Узнала об этом зимой 1967/68 г. Вот каким образом. Я собираю все, что могу собрать о брате, чтобы все это, собранное мною, присоединить к тому, что сдано в ЦГАЛИ в Москве… Но предварительно я сделала фото со всех этих рукописей, а с этих фото микрофильм. Я как-то попросила Виктора Васильевича написать о том, как это все тогда, в блокаду, происходило. Он исполнил мою просьбу и передал мне написанное им. Каково же было мое недоумение, когда я прочитала, что «второй, легкий пакет несла Евдокия Николаевна». Сейчас же я позвонила ему и переспросила, уверенная, что он ошибся, но ошибки не было. Откуда же взялись силы?! Он пишет: «Второй, легкий пакет несла Евдокия Николаевна». В этом «легком» пакете лежало 379 работ, три из них на подрамниках, и рукописи!
До сих пор я не могу представить себя той поры, несущую эту тяжесть. Я не поверила ему, долго расспрашивала, но все было так, как он написал… Что же произошло? Неужели радость, что все сделанное будет спасено, будет в музее, и мы можем наконец эвакуироваться, так как сестре становилось все хуже, дала мне силы, но отняла память?..»

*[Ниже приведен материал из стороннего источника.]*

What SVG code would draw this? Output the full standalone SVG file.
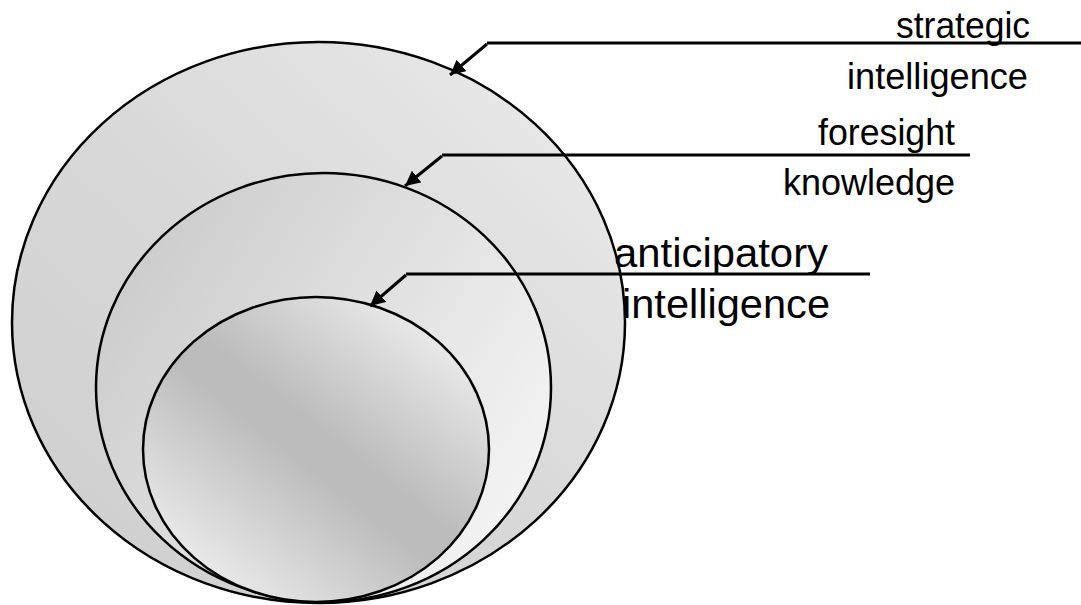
<svg xmlns="http://www.w3.org/2000/svg" width="1081" height="605" viewBox="0 0 1081 605">
<style>
.ring{stroke:#000;stroke-width:2.5}
.lbl{font-family:"Liberation Sans",Arial,sans-serif;font-size:37px;fill:#000}
.lbl2{font-family:"Liberation Sans",Arial,sans-serif;font-size:41px;fill:#000}
.conn line{stroke:#000;stroke-width:3}
</style>
<defs>
<linearGradient id="gOuter" x1="0" y1="1" x2="1" y2="0">
<stop offset="0" stop-color="#cdcdcd"/>
<stop offset="0.5" stop-color="#d8d8d8"/>
<stop offset="1" stop-color="#ececec"/>
</linearGradient>
<linearGradient id="gMid" x1="0" y1="0" x2="1" y2="0.6">
<stop offset="0" stop-color="#c6c6c6"/>
<stop offset="0.45" stop-color="#dadada"/>
<stop offset="1" stop-color="#f2f2f2"/>
</linearGradient>
<linearGradient id="gInner" x1="0.1" y1="0.95" x2="0.9" y2="0.05">
<stop offset="0" stop-color="#f2f2f2"/>
<stop offset="0.45" stop-color="#bcbcbc"/>
<stop offset="0.55" stop-color="#bcbcbc"/>
<stop offset="1" stop-color="#f2f2f2"/>
</linearGradient>
<marker id="ah" viewBox="0 0 10 10" refX="10" refY="5" markerWidth="5" markerHeight="5" orient="auto" markerUnits="strokeWidth">
<path d="M0,0 L10,5 L0,10 z" fill="#000"/>
</marker>
</defs>
<g id="outer"><ellipse class="ring" cx="318.5" cy="322.5" rx="306.5" ry="280.5" fill="url(#gOuter)"/></g>
<g id="middle"><ellipse class="ring" cx="323.5" cy="387.5" rx="227.5" ry="214.5" fill="url(#gMid)"/></g>
<g id="inner"><ellipse class="ring" cx="316" cy="449.5" rx="173" ry="152.5" fill="url(#gInner)"/></g>
<g class="conn" id="connectors">
<line x1="487" y1="43" x2="1081" y2="43"/>
<line x1="487" y1="44" x2="450" y2="75" marker-end="url(#ah)"/>
<line x1="442" y1="155" x2="970" y2="155"/>
<line x1="442" y1="156" x2="405" y2="186" marker-end="url(#ah)"/>
<line x1="406" y1="274" x2="870" y2="274"/>
<line x1="406" y1="275" x2="370" y2="306" marker-end="url(#ah)"/>
</g>
<g id="label-strategic">
<text class="lbl" x="1030" y="38" text-anchor="end" textLength="134" lengthAdjust="spacingAndGlyphs">strategic</text>
<text class="lbl" x="1028" y="89" text-anchor="end" textLength="181" lengthAdjust="spacingAndGlyphs">intelligence</text>
</g>
<g id="label-foresight">
<text class="lbl" x="955" y="145" text-anchor="end" textLength="137" lengthAdjust="spacingAndGlyphs">foresight</text>
<text class="lbl" x="955" y="195" text-anchor="end" textLength="172" lengthAdjust="spacingAndGlyphs">knowledge</text>
</g>
<g id="label-anticipatory">
<text class="lbl2" x="614" y="267" textLength="214" lengthAdjust="spacingAndGlyphs">anticipatory</text>
<text class="lbl2" x="622" y="318" textLength="208" lengthAdjust="spacingAndGlyphs">intelligence</text>
</g>
</svg>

Откуда силы брались у ленинградцев, об этом рассказала нам дневниковая память Ленинграда, сами же ленинградцы. Верящие и не верящие, что все это было, что могло быть. И познавшие цену жизни и тепла, хлеба и человеческой солидарности, всего, что человек не умеет как следует ценить, пока это есть у него…

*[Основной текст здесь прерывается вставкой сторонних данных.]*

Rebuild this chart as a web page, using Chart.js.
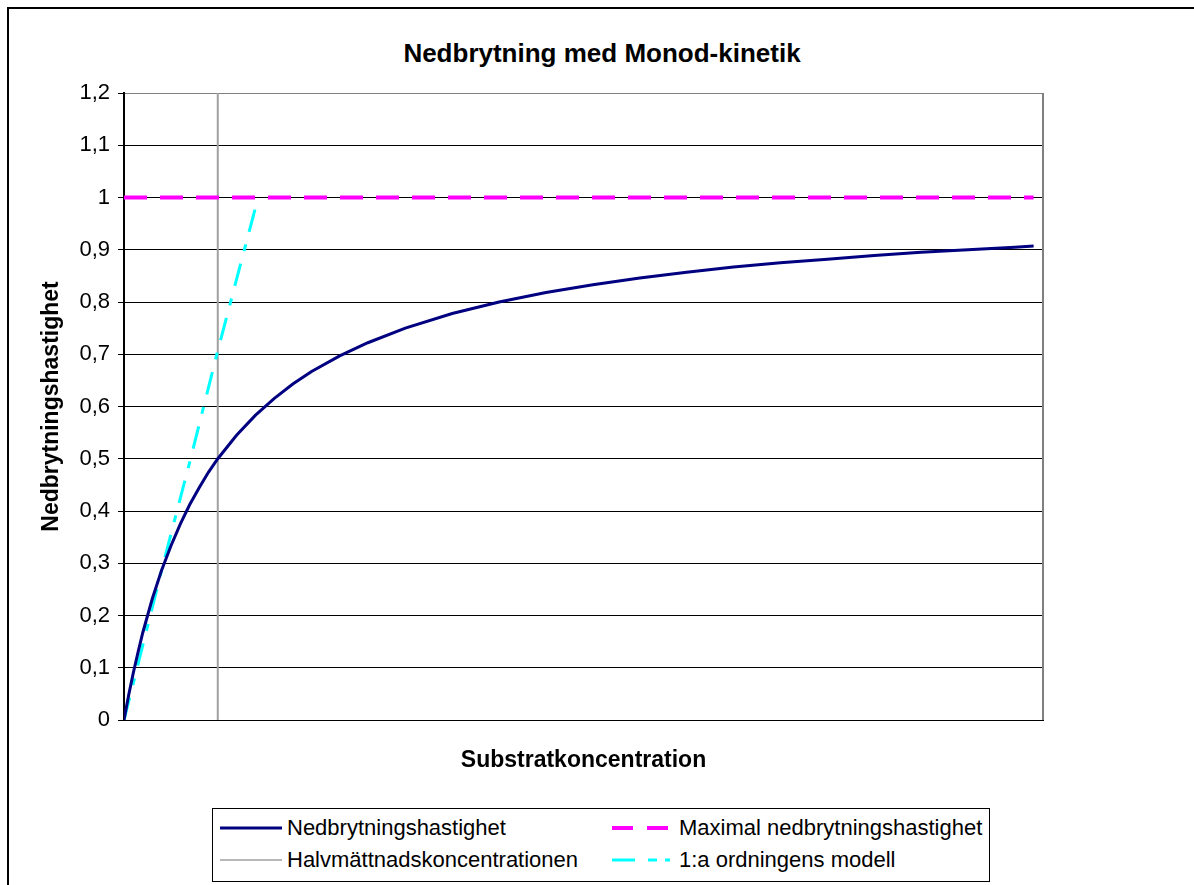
<!DOCTYPE html>
<html lang="sv">
<head>
<meta charset="utf-8">
<title>Nedbrytning med Monod-kinetik</title>
<script src="https://cdn.jsdelivr.net/npm/chart.js@4/dist/chart.umd.min.js"></script>
<style>
  html, body { margin: 0; padding: 0; background: #fff; }
  body { position: relative; width: 1194px; height: 885px; overflow: hidden;
         font-family: "Liberation Sans", Arial, sans-serif; }
  #frame { position: absolute; left: 7px; top: 7px; width: 1200px; height: 900px;
           border: 2px solid #000; box-sizing: border-box; }
  #title { position: absolute; left: 7px; width: 1190px; top: 38px; line-height: 30px;
           text-align: center; font-weight: bold; font-size: 26px; color: #000; }
  #chart { position: absolute; left: 0; top: 0; }
  #legend { position: absolute; left: 212px; top: 808px; width: 778px; height: 74px;
            border: 1px solid #000; box-sizing: border-box; background: #fff;
            display: grid; grid-template-columns: 392px 1fr; grid-auto-rows: 32px;
            padding: 3px 0 0 7px; }
  .item { display: flex; align-items: center; font-size: 22px; color: #000; white-space: nowrap; }
  .item svg { width: 62px; height: 8px; margin-right: 5px; flex: none; }
</style>
</head>
<body>
<div id="frame"></div>
<div id="title">Nedbrytning med Monod-kinetik</div>
<canvas id="chart" width="1194" height="885"></canvas>
<div id="legend"></div>
<script>
// Substrate concentration (x) and Monod degradation rate (y)
const substrate = [0, 0.5, 1, 1.5, 2, 3, 4, 5, 6, 7, 8, 9, 10, 12, 14, 16, 18, 20, 23, 26,
                   30, 35, 40, 45, 50, 55, 60, 65, 70, 75, 80, 85, 90, 95, 97];
const rate = [0, 0.048, 0.091, 0.13, 0.167, 0.231, 0.286, 0.333, 0.375, 0.412, 0.444, 0.474,
              0.5, 0.545, 0.583, 0.615, 0.643, 0.667, 0.697, 0.722, 0.75, 0.778, 0.8, 0.818,
              0.833, 0.846, 0.857, 0.867, 0.875, 0.882, 0.889, 0.895, 0.9, 0.905, 0.907];

// Maximum rate (horizontal reference)
const maxSubstrate = [0, 97];
const maxRate = [1, 1];

// Half-saturation concentration (vertical reference)
const halfSubstrate = [10, 10];
const halfRate = [0, 1.2];

// First-order model
const firstSubstrate = [0, 1.4, 4.2, 7.1, 9.9, 14.3];
const firstRate = [0, 0.1, 0.3, 0.5, 0.7, 1.0];

// Y tick labels (Swedish decimal comma)
const yTickLabels = ['0', '0,1', '0,2', '0,3', '0,4', '0,5', '0,6', '0,7', '0,8', '0,9', '1', '1,1', '1,2'];

const seriesNames = ['Nedbrytningshastighet', 'Maximal nedbrytningshastighet',
                     'Halvmättnadskoncentrationen', '1:a ordningens modell'];

const toPoints = (xs, ys) => xs.map((x, i) => ({ x, y: ys[i] }));

const FONT = '"Liberation Sans", Arial, sans-serif';

const frameEdge = {
  id: 'frameEdge',
  beforeDatasetsDraw(chart) {
    const { ctx, chartArea: a } = chart;
    ctx.save();
    ctx.strokeStyle = '#808080';
    ctx.lineWidth = 2;
    ctx.beginPath();
    ctx.moveTo(a.right, a.top);
    ctx.lineTo(a.right, a.bottom);
    ctx.stroke();
    ctx.restore();
  }
};

const chart = new Chart(document.getElementById('chart'), {
  type: 'scatter',
  data: {
    datasets: [
      { label: seriesNames[0], data: toPoints(substrate, rate), showLine: true,
        borderColor: '#000080', borderWidth: 3, pointRadius: 0, tension: 0, order: 1 },
      { label: seriesNames[1], data: toPoints(maxSubstrate, maxRate), showLine: true,
        borderColor: '#FF00FF', borderWidth: 4, borderDash: [23, 13], pointRadius: 0, order: 3 },
      { label: seriesNames[2], data: toPoints(halfSubstrate, halfRate), showLine: true,
        borderColor: '#a0a0a0', borderWidth: 2, pointRadius: 0, order: 4 },
      { label: seriesNames[3], data: toPoints(firstSubstrate, firstRate), showLine: true,
        borderColor: '#00FFFF', borderWidth: 3, borderDash: [23, 13, 7, 13], pointRadius: 0, order: 2 }
    ]
  },
  options: {
    responsive: false,
    animation: false,
    devicePixelRatio: 1,
    layout: { padding: { left: 0, top: 93, right: 151, bottom: 0 } },
    plugins: {
      legend: { display: false },
      title: { display: false },
      tooltip: { enabled: false }
    },
    scales: {
      x: {
        type: 'linear', min: 0, max: 98,
        ticks: { display: false },
        grid: { display: false },
        border: { display: true, color: '#000', width: 1 },
        title: { display: true, text: 'Substratkoncentration', color: '#000',
                 font: { family: FONT, size: 23, weight: 'bold' },
                 padding: { top: 0, bottom: 111 } },
        afterFit(s) { s.height = 165; }
      },
      y: {
        type: 'linear', min: 0, max: 1.2,
        ticks: { stepSize: 0.1, color: '#000', padding: 8,
                 font: { family: FONT, size: 22 },
                 callback: (v, i) => yTickLabels[i] },
        grid: { color: ctx => (ctx.index === yTickLabels.length - 1 ? '#808080' : '#000'),
                lineWidth: 1, tickLength: 6, tickColor: '#000', drawTicks: true },
        border: { display: true, color: '#000', width: 2 },
        title: { display: true, text: 'Nedbrytningshastighet', color: '#000',
                 font: { family: FONT, size: 23, weight: 'bold' },
                 padding: { top: 38, bottom: 0 } },
        afterFit(s) { s.width = 124; }
      }
    }
  },
  plugins: [frameEdge]
});

// Two-column legend in reading order
const legendOrder = [0, 1, 2, 3];
const legend = document.getElementById('legend');
const legendDash = { 0: '', 1: '21 14', 2: '', 3: '23 13 9 8 5' };
legendOrder.forEach(i => {
  const ds = chart.data.datasets[i];
  const item = document.createElement('div');
  item.className = 'item';
  const w = i === 2 ? 1.5 : (i === 1 ? 4 : 3);
  const dash = legendDash[i] ? ` stroke-dasharray="${legendDash[i]}"` : '';
  item.innerHTML = `<svg viewBox="0 0 62 8"><line x1="0" y1="4" x2="62" y2="4" stroke="${ds.borderColor}" stroke-width="${w}"${dash}/></svg><span></span>`;
  item.querySelector('span').textContent = ds.label;
  legend.appendChild(item);
});
</script>
</body>
</html>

Дневник Г. А. Князева где-то на четырехсотых страницах (а всего их 1200 машинописных) начинает превращаться в мартиролог: жизнеописание тех, кто на его малом радиусе умер, замученный голодом, блокадой. Но это одна сторона его записей. Чем больше и подробнее о мертвых, тем радостнее записи о живом, о красоте и богатстве жизни, спрессованной в остающиеся блокаднику недели, дни. И в то же время растянутой — каждая секунда нагружается ощущением: а все-таки живу, живем, что-то получаем от жизни, гораздо больше, чем в обычное, обыкновенное время, когда и месяцы и годы не ценили, ни во что не ставили! Именно в это время в «Февральском дневнике» Ольга Берггольц писала: «…такими мы счастливыми бывали, такой свободой бурною дышали».
Чем больше обесценивает голод, блокада человеческую жизнь, тем важнее и дороже она для гуманиста Князева. В первые дни, недели войны в своих записках не всегда бывал справедлив, не всегда щадил окружающих: слишком давали о себе знать сложные отношения в ученой среде. Сейчас о тех же людях, о тех же фактах судит мудрее, человечнее, различая вину и беду человека. Это не всепрощение. Это понимание. Что значат вчерашние страсти, порой мелочные, низменные, если всех по очереди забирает «первый миллион» умерших?! В каком, в первом или втором, окажешься ты сам?
«1942. 1. 13 и 14. Двести шестой и двести седьмой дни войны. Вчера и сегодня передают по радио речь Попкова: «Все худшее позади. Впереди освобождение Ленинграда и спасение ленинградцев от голодной смерти». Так передают из уст в уста содержание этой речи. Сам я ее не слыхал: радио у нас не работает.